▶ [DATASET ENTRIES]
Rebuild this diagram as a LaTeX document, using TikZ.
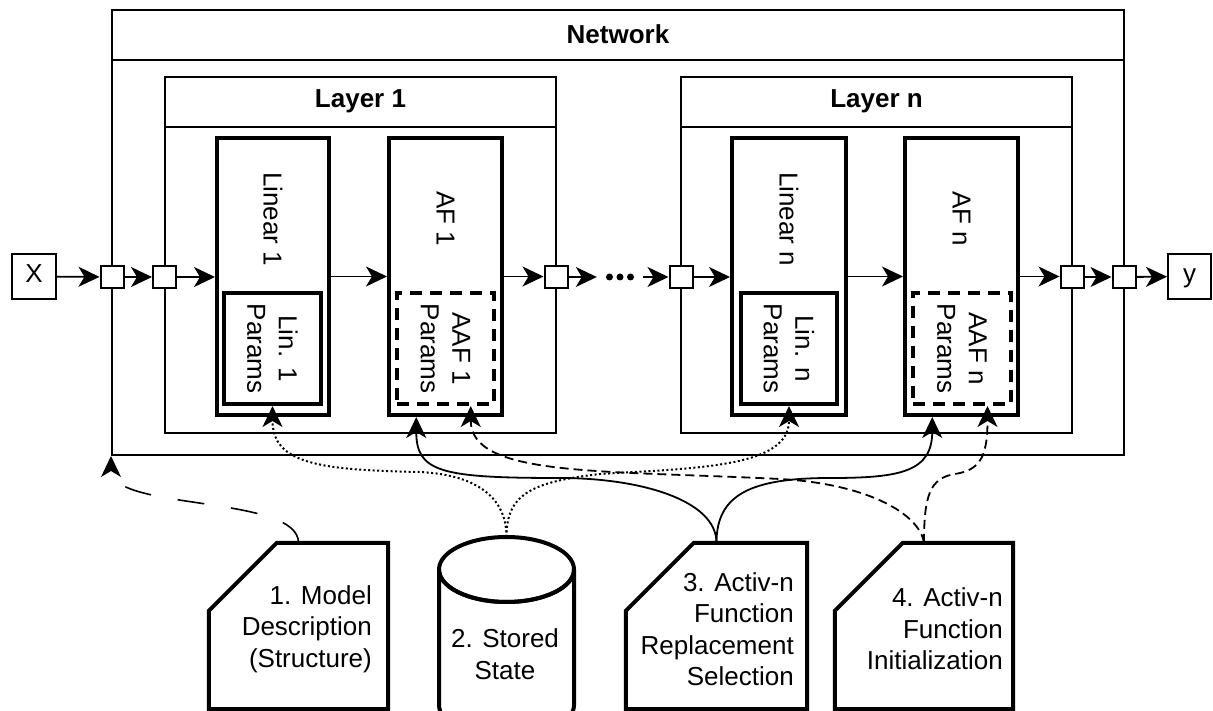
\documentclass[tikz,border=0pt]{standalone}
\usepackage{fontspec}
\setmainfont{Liberation Sans}
\usetikzlibrary{arrows.meta,calc}

\begin{document}
\begin{tikzpicture}[x=1pt,y=-1pt,
  font=\fontsize{26pt}{31.5pt}\selectfont,
  frame/.style={draw, line width=2pt, inner sep=0pt},
  block/.style={draw, line width=4pt, inner sep=0pt},
  dblock/.style={block, dash pattern=on 12pt off 8pt},
  port/.style={draw, fill=white, line width=2pt, minimum width=23pt, minimum height=22pt, inner sep=0pt},
  io/.style={draw, fill=white, line width=2pt, inner sep=0pt, minimum width=44pt, minimum height=45pt},
  title/.style={font=\fontsize{26pt}{31.5pt}\selectfont\bfseries},
  vtext/.style={rotate=-90, align=center, inner sep=0pt},
  head/.style={-{Stealth[length=21pt,width=20pt,inset=6pt]}},
  flow/.style={head, line width=1.8pt},
  solidlink/.style={head, line width=1.8pt},
  dottedlink/.style={head, line width=2pt, dash pattern=on 2pt off 2.5pt},
  dashedlink/.style={head, line width=1.8pt, dash pattern=on 9pt off 5pt},
  longdash/.style={head, line width=1.6pt, dash pattern=on 27pt off 27pt},
  card/.style={line width=4pt, fill=white},
  ghost/.style={inner sep=0pt}
]
\useasboundingbox (0,0) rectangle (1213,711);

% Network container
\node[frame, minimum width=1012pt, minimum height=445pt] (net) at (618,232.5) {};
\draw[line width=2pt] ($(net.north west)+(0,51)$) -- ($(net.north east)+(0,51)$);
\node[title] (nettitle) at ($(net.north)+(0,25.5)$) {Network};

% Layer containers
\node[frame, minimum width=391pt, minimum height=356pt] (layer1) at (360.5,255) {};
\draw[line width=2pt] ($(layer1.north west)+(0,51)$) -- ($(layer1.north east)+(0,51)$);
\node[title] (l1title) at ($(layer1.north)+(0,25.5)$) {Layer 1};

\node[frame, minimum width=391pt, minimum height=356pt] (layern) at (876.5,255) {};
\draw[line width=2pt] ($(layern.north west)+(0,51)$) -- ($(layern.north east)+(0,51)$);
\node[title] (lntitle) at ($(layern.north)+(0,25.5)$) {Layer n};

% Modules of layer 1
\node[block, minimum width=112pt, minimum height=277pt] (lin1) at (273,276.5) {};
\node[block, minimum width=97pt, minimum height=111pt] (lin1p) at (272.5,348.5) {};
\node[block, minimum width=113pt, minimum height=277pt] (af1) at (445.5,276.5) {};
\node[dblock, minimum width=97pt, minimum height=111pt] (af1p) at (445.5,348.5) {};
\node[vtext] (lin1txt) at (273,219) {Linear 1};
\node[vtext] (lin1ptxt) at (272.5,348.5) {Lin. 1\\Params};
\node[vtext] (af1txt) at (445.5,219) {AF 1};
\node[vtext] (af1ptxt) at (445.5,348.5) {AAF 1\\Params};

% Modules of layer n
\node[block, minimum width=114pt, minimum height=277pt] (linn) at (789,276.5) {};
\node[block, minimum width=96pt, minimum height=111pt] (linnp) at (789,348.5) {};
\node[block, minimum width=113pt, minimum height=277pt] (afn) at (961.5,276.5) {};
\node[dblock, minimum width=98pt, minimum height=111pt] (afnp) at (962,348.5) {};
\node[vtext] (linntxt) at (789,219) {Linear n};
\node[vtext] (linnptxt) at (789,348.5) {Lin. n\\Params};
\node[vtext] (afntxt) at (961.5,219) {AF n};
\node[vtext] (afnptxt) at (962,348.5) {AAF n\\Params};

% Input, output and ports
\node[io] (X) at (34,276.5) {\strut X};
\node[io, minimum width=43pt] (yout) at (1189.5,276.5) {\strut y};
\node[port] (p1) at (112,277) {};
\node[port] (p2) at (164.5,277) {};
\node[port] (p3) at (556,277) {};
\node[port] (p4) at (681,277) {};
\node[port] (p5) at (1072,277) {};
\node[port] (p6) at (1124,277) {};
\node[ghost, minimum width=46pt, minimum height=8pt] (dots) at (620,277) {};
\foreach \dx in {-10.5,0,10.5}
  \fill ($(dots.center)+(\dx,0)$) circle[radius=3.5];

% Data flow
\draw[flow] (X) -- (p1);
\draw[flow] (p1) -- (p2);
\draw[flow] (p2.east) -- (p2.east -| lin1.west);
\draw[flow] (lin1.east) -- (lin1.east -| af1.west);
\draw[flow] (af1.east) -- (af1.east -| p3.west);
\draw[flow] (p3) -- (dots);
\draw[flow] (dots) -- (p4);
\draw[flow] (p4.east) -- (p4.east -| linn.west);
\draw[flow] (linn.east) -- (linn.east -| afn.west);
\draw[flow] (afn.east) -- (afn.east -| p5.west);
\draw[flow] (p5) -- (p6);
\draw[flow] (p6) -- (yout);

% Sources at the bottom
\node[ghost, minimum width=179pt, minimum height=166pt] (doc1) at (298.5,626) {};
\node[ghost, minimum width=135pt, minimum height=174pt] (store) at (506.5,624) {};
\node[ghost, minimum width=181pt, minimum height=166pt] (doc3) at (716.5,626) {};
\node[ghost, minimum width=178pt, minimum height=166pt] (doc4) at (924,626) {};

\foreach \d in {doc1,doc3,doc4}
  \draw[card] ($(\d.north west)+(0,68)$) -- ($(\d.north west)+(68,0)$) -- (\d.north east)
    -- (\d.south east) -- (\d.south west) -- cycle;

% Stored state cylinder
\draw[card] (439,569.5) -- (439,705) arc[start angle=180, end angle=0, x radius=67.5, y radius=32.5]
  -- (574,569.5) arc[start angle=0, end angle=180, x radius=67.5, y radius=32.5] -- cycle;
\draw[line width=4pt] (506.5,569.5) ellipse[x radius=67.5, y radius=32.5];

\node[align=right, anchor=east, inner sep=0pt] (doc1txt) at (372,629) {1. Model\\Description\\(Structure)};
\node[align=center, inner sep=0pt] (storetxt) at (505,654) {2. Stored\\State};
\node[align=right, anchor=east, inner sep=0pt] (doc3txt) at (794,629) {3. Activ-n\\Function\\Replacement\\Selection};
\node[align=right, anchor=east, inner sep=0pt] (doc4txt) at (1003,629) {4. Activ-n\\Function\\Initialization};

% Entry points on the module bottoms
\coordinate (af1in) at ($(af1.south west)!0.25!(af1.south east)$);
\coordinate (afnin) at ($(afn.south west)!0.25!(afn.south east)$);
\coordinate (af1pin) at ($(af1p.south west)!0.75!(af1p.south east)$);
\coordinate (afnpin) at ($(afnp.south west)!0.75!(afnp.south east)$);

% Model description -> network
\draw[longdash] (doc1.north) .. controls ($(doc1.north)+(0,-48)$) and ($(net.south west)+(0,55)$) .. (net.south west);

% Stored state -> linear parameters
\draw[dottedlink] (store.north) .. controls (506.5,500) and (480,475) .. (420,472)
  .. controls (320,470) and ($(lin1p.south)+(0,58)$) .. (lin1p.south);
\draw[dottedlink] (store.north) .. controls (506.5,495) and (530,482) .. (600,474)
  .. controls (700,468) and ($(linnp.south)+(0,61)$) .. (linnp.south);

% Replacement selection -> activation functions
\draw[solidlink] (doc3.north) .. controls (716.5,500) and (640,478) .. (560,478)
  .. controls (440,478) and ($(af1in)+(0,55)$) .. (af1in);
\draw[solidlink] (doc3.north) .. controls (716.5,495) and (750,478) .. (830,478)
  .. controls (900,478) and ($(afnin)+(0,55)$) .. (afnin);

% Initialization -> activation parameters
\draw[dashedlink] (doc4.north) .. controls (920,515) and (870,484) .. (780,479)
  .. controls (600,470) and ($(af1pin)+(0,71)$) .. (af1pin);
\draw[dashedlink] (doc4.north) .. controls (924,495) and (930,478) .. (955,474)
  .. controls (980,470) and ($(afnpin)+(0,51)$) .. (afnpin);

\end{tikzpicture}
\end{document}
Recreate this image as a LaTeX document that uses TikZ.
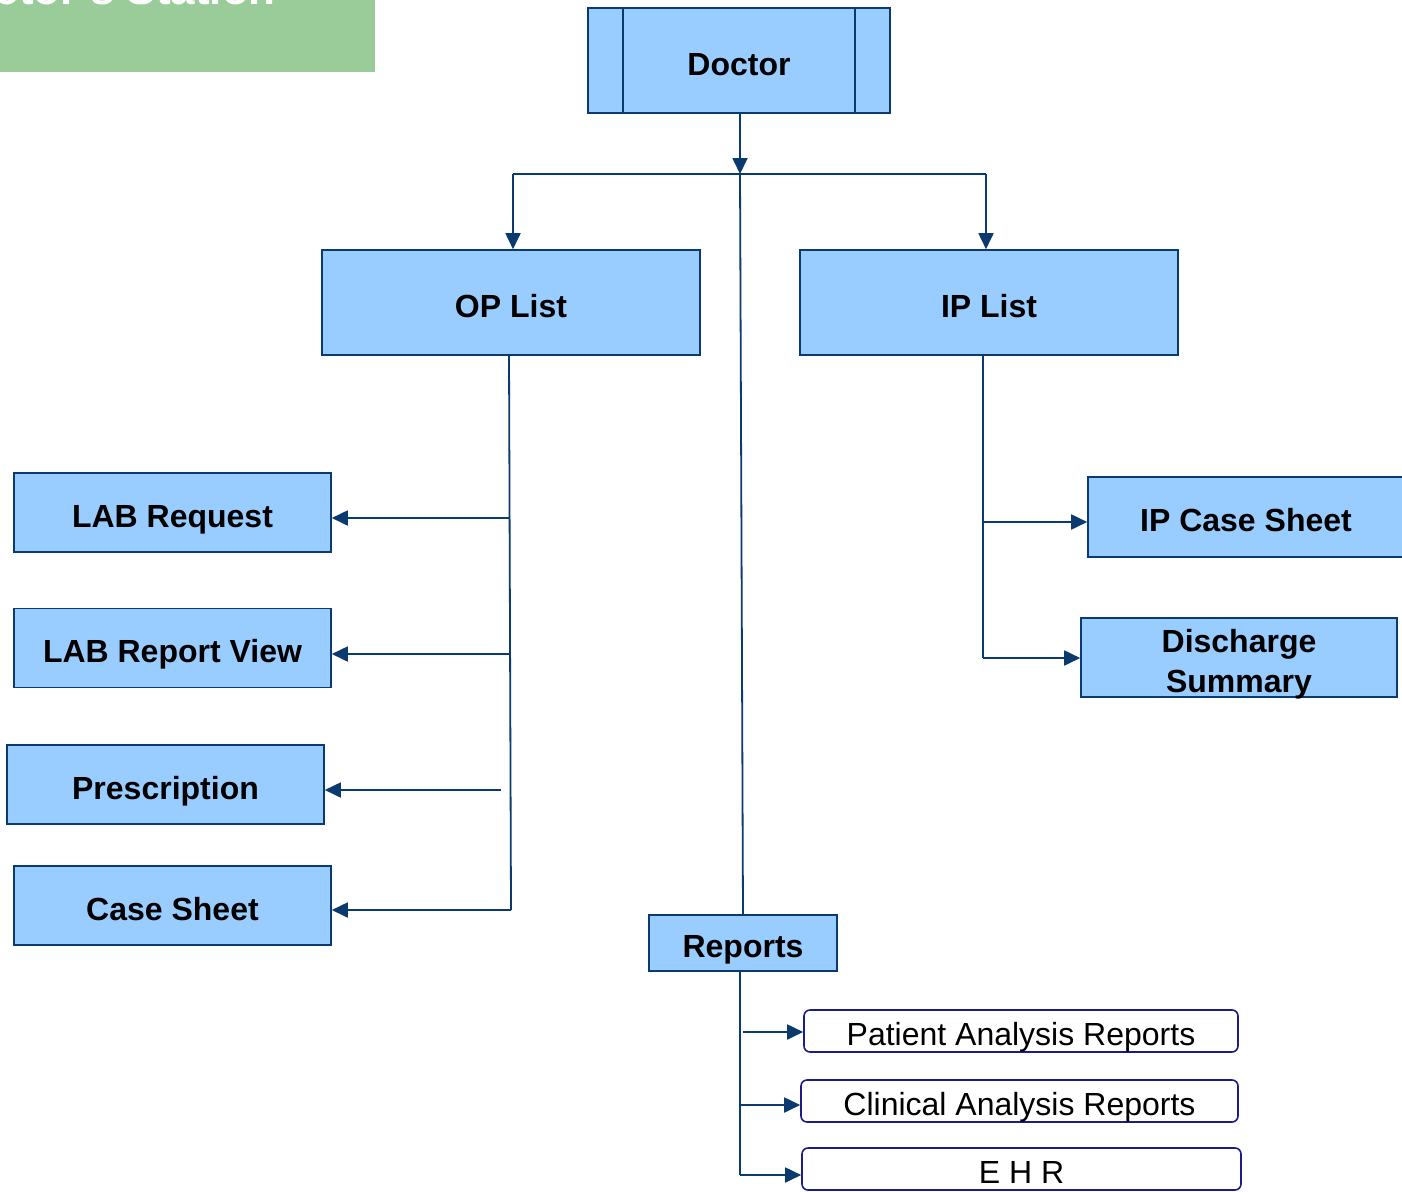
\documentclass[tikz,border=0pt]{standalone}
\usepackage{fontspec}
\setmainfont{Liberation Sans}
\usetikzlibrary{arrows.meta}
\definecolor{boxfill}{HTML}{99CCFF}
\definecolor{navy}{HTML}{0B3A6E}
\definecolor{rptedge}{HTML}{1C1C86}
\definecolor{banner}{HTML}{99CC99}
\begin{document}
\begin{tikzpicture}[x=1pt,y=-1pt,
  box/.style={draw=navy,line width=1.6pt,fill=boxfill,inner sep=0pt,
    font=\fontsize{32}{36}\selectfont\bfseries,align=center,
    text height=29pt,text depth=0pt},
  rpt/.style={draw=rptedge,line width=1.6pt,rounded corners=6pt,fill=white,inner sep=0pt,
    font=\fontsize{32}{36}\selectfont,text height=28pt,text depth=0pt},
  link/.style={draw=navy,line width=1.8pt},
  arr/.style={link,-{Triangle[length=16pt,width=15pt]}}]
\useasboundingbox (0,0) rectangle (1402,1191);
\clip (0,0) rectangle (1402,1191);

% title banner
\fill[banner] (0,-10) rectangle (375,72);
\node[anchor=base east,text=white,font=\fontsize{44}{48}\selectfont\bfseries,inner sep=0pt]
  (title) at (276,5) {Doctor's Station};

% main boxes
\node[box,minimum width=302pt,minimum height=105pt] (doc) at (739,60.5) {Doctor};
\draw[navy,line width=1.6pt] (623,8) -- (623,113) (855,8) -- (855,113);
\node[box,minimum width=378pt,minimum height=105pt] (op) at (511,302.5) {OP List};
\node[box,minimum width=378pt,minimum height=105pt] (ip) at (989,302.5) {IP List};

% OP branch
\node[box,minimum width=317pt,minimum height=79pt] (labreq) at (172.5,512.5) {LAB Request};
\node[box,minimum width=317pt,minimum height=79pt] (labview) at (172.5,648) {LAB Report View};
\node[box,minimum width=317pt,minimum height=79pt] (presc) at (165.5,784.5) {Prescription};
\node[box,minimum width=317pt,minimum height=79pt] (case) at (172.5,905.5) {Case Sheet};

% IP branch
\node[box,minimum width=316pt,minimum height=80pt] (ipcase) at (1246,517) {IP Case Sheet};
\node[box,minimum width=316pt,minimum height=79pt,text height=69pt,text depth=0pt]
  (dis) at (1239,657.5) {Discharge\\[4pt]Summary};

% reports
\node[box,minimum width=188pt,minimum height=56pt] (rep) at (743,943) {Reports};
\node[rpt,minimum width=434pt,minimum height=42pt] (par) at (1021,1031) {Patient Analysis Reports};
\node[rpt,minimum width=437pt,minimum height=42pt] (car) at (1019.5,1101) {Clinical Analysis Reports};
\node[rpt,minimum width=439pt,minimum height=42pt] (ehr) at (1021.5,1169) {E H R};

% junction points
\coordinate (hub) at (740,174);
\coordinate (hl) at (513,174);
\coordinate (hr) at (986,174);
\coordinate (optop) at (509,355);
\coordinate (opbot) at (511,910);
\coordinate (o1) at (509,518);
\coordinate (o2) at (509,654);
\coordinate (o3) at (501,790);
\coordinate (iptop) at (983,355);
\coordinate (i1) at (983,522);
\coordinate (i2) at (983,658);
\coordinate (rtop) at (740,971);
\coordinate (r1) at (743,1032);
\coordinate (r2) at (740,1105);
\coordinate (r3) at (740,1175);

% connectors from Doctor
\draw[arr] (doc.south -| hub) -- (hub);
\draw[link] (hl) -- (hr);
\draw[arr] (hl) -- (hl |- op.north);
\draw[arr] (hr) -- (hr |- ip.north);
\draw[link] (hub) -- (743,915);

% OP list connectors
\draw[link] (optop) -- (opbot);
\draw[arr] (o1) -- (o1 -| labreq.east);
\draw[arr] (o2) -- (o2 -| labview.east);
\draw[arr] (o3) -- (o3 -| presc.east);
\draw[arr] (opbot) -- (opbot -| case.east);

% IP list connectors
\draw[link] (iptop) -- (i2);
\draw[arr] (i1) -- (i1 -| ipcase.west);
\draw[arr] (i2) -- (i2 -| dis.west);

% report connectors
\draw[link] (rtop) -- (r3);
\draw[arr] (r1) -- (r1 -| par.west);
\draw[arr] (r2) -- (r2 -| car.west);
\draw[arr] (r3) -- (r3 -| ehr.west);
\end{tikzpicture}
\end{document}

▶ [TASK INSTRUCTIONS]
Reproduce exactly the run of lines beginning with the one that contains "Recreate this image" and ending with the one that contains "width=378pt,minimum height=105pt] (ip)". Do not include pictures.

▶ [EXERCISE ANSWER]
Recreate this image as a LaTeX document that uses TikZ.
\documentclass[tikz,border=0pt]{standalone}
\usepackage{fontspec}
\setmainfont{Liberation Sans}
\usetikzlibrary{arrows.meta}
\definecolor{boxfill}{HTML}{99CCFF}
\definecolor{navy}{HTML}{0B3A6E}
\definecolor{rptedge}{HTML}{1C1C86}
\definecolor{banner}{HTML}{99CC99}
\begin{document}
\begin{tikzpicture}[x=1pt,y=-1pt,
  box/.style={draw=navy,line width=1.6pt,fill=boxfill,inner sep=0pt,
    font=\fontsize{32}{36}\selectfont\bfseries,align=center,
    text height=29pt,text depth=0pt},
  rpt/.style={draw=rptedge,line width=1.6pt,rounded corners=6pt,fill=white,inner sep=0pt,
    font=\fontsize{32}{36}\selectfont,text height=28pt,text depth=0pt},
  link/.style={draw=navy,line width=1.8pt},
  arr/.style={link,-{Triangle[length=16pt,width=15pt]}}]
\useasboundingbox (0,0) rectangle (1402,1191);
\clip (0,0) rectangle (1402,1191);

% title banner
\fill[banner] (0,-10) rectangle (375,72);
\node[anchor=base east,text=white,font=\fontsize{44}{48}\selectfont\bfseries,inner sep=0pt]
  (title) at (276,5) {Doctor's Station};

% main boxes
\node[box,minimum width=302pt,minimum height=105pt] (doc) at (739,60.5) {Doctor};
\draw[navy,line width=1.6pt] (623,8) -- (623,113) (855,8) -- (855,113);
\node[box,minimum width=378pt,minimum height=105pt] (op) at (511,302.5) {OP List};
\node[box,minimum width=378pt,minimum height=105pt] (ip) at (989,302.5) {IP List};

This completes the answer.